Levels of mRNA expression for the SPHK1, INHBA, LTB and PDE3B genes were examined in the present liver tissue samples using real-time quantitative RT-PCR analysis. To confirm that DNA methylation profiles participate in histological diversity characterizing the epigenetic clustering, correlations between DNA methylation levels based on the Infinium assay and mRNA expression levels based on real-time quantitative RT-PCR analysis of the focused genes on one hand and poorer tumor differentiation were examined (Fig. 3). DNA hypermethylation of INHBA and PDE3B resulting in their reduced expression was observed in poorly differentiated HCCs (n = 5) relative to well to moderately differentiated HCCs (n = 21). On the other hand, DNA hypomethylation of SPHK1 and LTB resulting in their overexpression was observed in poorly differentiated HCCs, although such overexpression did not reach a statistically significant level due to a few outliers. These data indicated that DNA methylation profiles participate in determining the histological diversity of HCCs, such as poorer differentiation, via alterations of gene expression.

To further reveal details of DNA methylation status-related transcriptional regulation, we focused on the SPHK1 and LTB genes. Based on the Infinium assay, the DNA methylation levels of the SPHK1 gene in the human HCC cell lines, Hep3B, PLC/PRF/5, JHH-7 and HLF, are shown in Fig. 4a. In the top two cell lines showing the highest levels of DNA methylation for SPHK1, JHH-7 and HLF, the levels of mRNA expression were low (Fig. 4a). Similarly, in the top two cell lines showing the highest DNA methylation levels for LTB, JHH-7 and HLF, the levels of mRNA expression were also low (Fig. 4c). These cell lines were then subjected to 5-aza-dC treatment. This led to a marked reduction in the levels of DNA methylation and restoration of the expression levels of SPHK1 and LTB mRNA (Fig. 4b, d, respectively), indicating that the mRNA expression levels of these genes are regulated by DNA methylation in HCC cells.

Knockdown of SPHK1 using siRNA transfection was performed in the top two cell lines showing the highest mRNA expression levels, Hep3B and PLC/PRF/5. After transfection with the SPHK1-specific siRNAs, s16958 and s16959, marked reduction of SPHK1 expression was confirmed in both cell lines by quantitative real-time RT-PCR (Fig. 5a). Decreased cell growth was observed in s16959-treated Hep3B and PLC/PRF/5 cells (Fig. 5b).
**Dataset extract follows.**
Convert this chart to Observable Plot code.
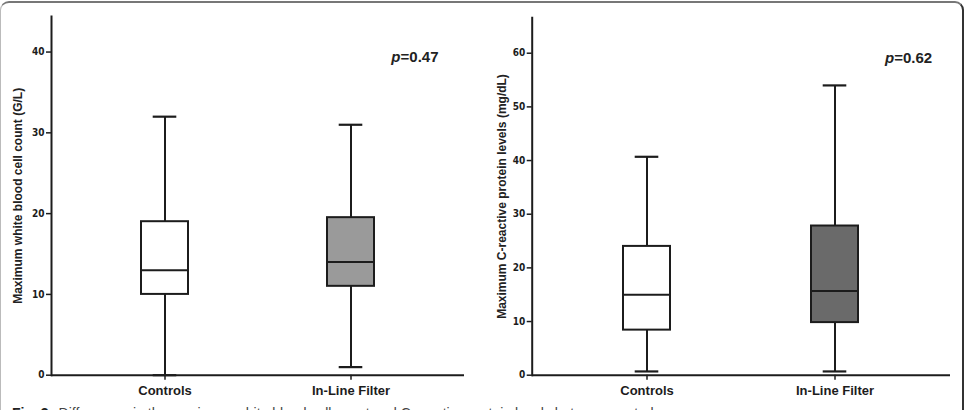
<!DOCTYPE html>
<html>
<head>
<meta charset="utf-8">
<script src="https://cdn.jsdelivr.net/npm/d3@7"></script>
<script src="https://cdn.jsdelivr.net/npm/@observablehq/plot@0.6"></script>
<style>
  html, body { margin: 0; padding: 0; background: #fff; }
  #figure { position: relative; width: 969px; height: 410px; overflow: hidden; font-family: "Liberation Sans", Arial, sans-serif; }
  #box-frame { position: absolute; left: 0; top: 1px; width: 961px; height: 440px;
    border-top: 2px solid #777; border-right: 2px solid #333; border-left: 1px solid #bbb;
    border-radius: 9px; }
  .panel { position: absolute; top: 0; }
  #caption { position: absolute; left: 12px; top: 406px; font-size: 14px; line-height: 1; color: #444; white-space: nowrap; }
  #caption b { margin-right: 10px; color: #222; }
</style>
</head>
<body>
<div id="figure">
  <div id="box-frame"></div>
  <div id="left" class="panel" style="left:0px"></div>
  <div id="right" class="panel" style="left:480px"></div>
  <div id="caption"><b>Fig. 3</b>Differences in the maximum white blood cell count and C-reactive protein levels between controls</div>
</div>
<script>
// Groups on the x axis
const groups = ["Controls", "In-Line Filter"];

// Maximum white blood cell count (G/L): whisker ends, quartiles, median per group
const wbcLow = [0, 1];
const wbcQ1 = [10, 11];
const wbcMedian = [13, 14];
const wbcQ3 = [19, 19.5];
const wbcHigh = [32, 31];
const wbcTicks = [0, 10, 20, 30, 40];
const wbcP = 0.47;

// Maximum C-reactive protein levels (mg/dL)
const crpLow = [0.7, 0.7];
const crpQ1 = [8.4, 9.8];
const crpMedian = [15, 15.7];
const crpQ3 = [24, 27.8];
const crpHigh = [40.7, 54];
const crpTicks = [0, 10, 20, 30, 40, 50, 60];
const crpP = 0.62;

const ink = "#1c1c1c";
const narrow = "'Liberation Sans Narrow', 'DejaVu Sans Condensed', 'Liberation Sans', sans-serif";

function boxPanel(o) {
  const rows = groups.map((g, i) => ({
    group: g, low: o.low[i], q1: o.q1[i], median: o.median[i], q3: o.q3[i], high: o.high[i], fill: o.fills[i]
  }));
  const svg = Plot.plot({
    width: o.width,
    height: 400,
    marginLeft: o.marginLeft,
    marginRight: o.marginRight,
    marginTop: o.marginTop,
    marginBottom: 25.3,
    style: { background: "transparent", overflow: "visible", fontFamily: "'Liberation Sans', Arial, sans-serif", color: ink },
    x: { domain: groups, paddingInner: 0.75, paddingOuter: 0.485, label: null },
    y: { domain: [0, o.yMax], label: null },
    color: { type: "identity" },
    marks: [
      Plot.axisY(o.ticks, { tickSize: 5, tickPadding: 2, fontSize: 10, fontWeight: "bold", fontFamily: narrow, strokeWidth: 1.5, label: null }),
      Plot.axisX({ tickSize: 5, tickPadding: 6, fontSize: 13, fontWeight: "bold", strokeWidth: 1.5, label: null }),
      // whiskers
      Plot.ruleX(rows, { x: "group", y1: "low", y2: "q1", stroke: ink, strokeWidth: 2 }),
      Plot.ruleX(rows, { x: "group", y1: "q3", y2: "high", stroke: ink, strokeWidth: 2 }),
      Plot.tickY(rows, { x: "group", y: "high", inset: 11.7, stroke: ink, strokeWidth: 2.2 }),
      Plot.tickY(rows, { x: "group", y: "low", inset: 11.7, stroke: ink, strokeWidth: 2.2 }),
      // boxes and medians
      Plot.barY(rows, { x: "group", y1: "q1", y2: "q3", fill: "fill", stroke: ink, strokeWidth: 2 }),
      Plot.tickY(rows, { x: "group", y: "median", stroke: ink, strokeWidth: 2 }),
      // axis lines
      Plot.frame({ anchor: "left", stroke: ink, strokeWidth: 2 }),
      Plot.ruleY([0], { stroke: ink, strokeWidth: 2 }),
      // y axis title
      Plot.text([o.title], { frameAnchor: "left", textAnchor: "middle", rotate: -90, dx: o.titleDx, fontSize: 12, fontWeight: "bold", fill: "#222" }),
      // p-value
      Plot.text([o.p], { frameAnchor: "top-right", dx: o.pDx, dy: o.pDy, textAnchor: "end", text: d => "p=" + d.toFixed(2),
        fontSize: 15, fontWeight: "bold", fill: "#222" })
    ]
  });
  // italic p in the p-value label
  const label = "p=" + o.p.toFixed(2);
  d3.select(svg).selectAll("text").filter(function () { return this.textContent === label; }).each(function () {
    const t = d3.select(this);
    t.selectAll("*").remove();
    t.text(null);
    t.append("tspan").attr("font-style", "italic").style("font-style", "italic").text("p");
    t.append("tspan").text("=" + o.p.toFixed(2));
  });
  return svg;
}

document.getElementById("left").append(boxPanel({
  width: 480, marginLeft: 51, marginRight: 16, marginTop: 16, yMax: 44.4,
  low: wbcLow, q1: wbcQ1, median: wbcMedian, q3: wbcQ3, high: wbcHigh, ticks: wbcTicks,
  fills: ["white", "#9a9a9a"], title: "Maximum white blood cell count (G/L)", titleDx: -33.5,
  p: wbcP, pDx: -26, pDy: 35
}));

document.getElementById("right").append(boxPanel({
  width: 489, marginLeft: 51.7, marginRight: 19, marginTop: 17.3, yMax: 66.6,
  low: crpLow, q1: crpQ1, median: crpMedian, q3: crpQ3, high: crpHigh, ticks: crpTicks,
  fills: ["white", "#6a6a6a"], title: "Maximum C-reactive protein levels (mg/dL)", titleDx: -30,
  p: crpP, pDx: -18.3, pDy: 34.7
}));
</script>
</body>
</html>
Moreover, caspase-3/7 activities were increased (Fig. 5c) and cell migration ability was repressed (Fig. 5d) using all SPHK1-specific siRNAs in both Hep3B and PLC/PRF/5 cells.

Knockdown of LTB using siRNA transfection was performed in the top two cell lines showing the highest mRNA expression levels, PLC/PRF/5 and Hep3B. After transfection, reduction of LTB expression was confirmed in PLC/PRF/5 (s194597) and Hep3B (s8311 and s8312) by quantitative real-time RT-PCR (Fig. 5e). Although an increase of both cell growth and caspase-3/7 activities was observed in only Hep3B cells (Fig. 5f, g), cell migration ability was clearly repressed by knockdown of LTB in both PLC/PRF/5 and Hep3B cells (Fig. 5h).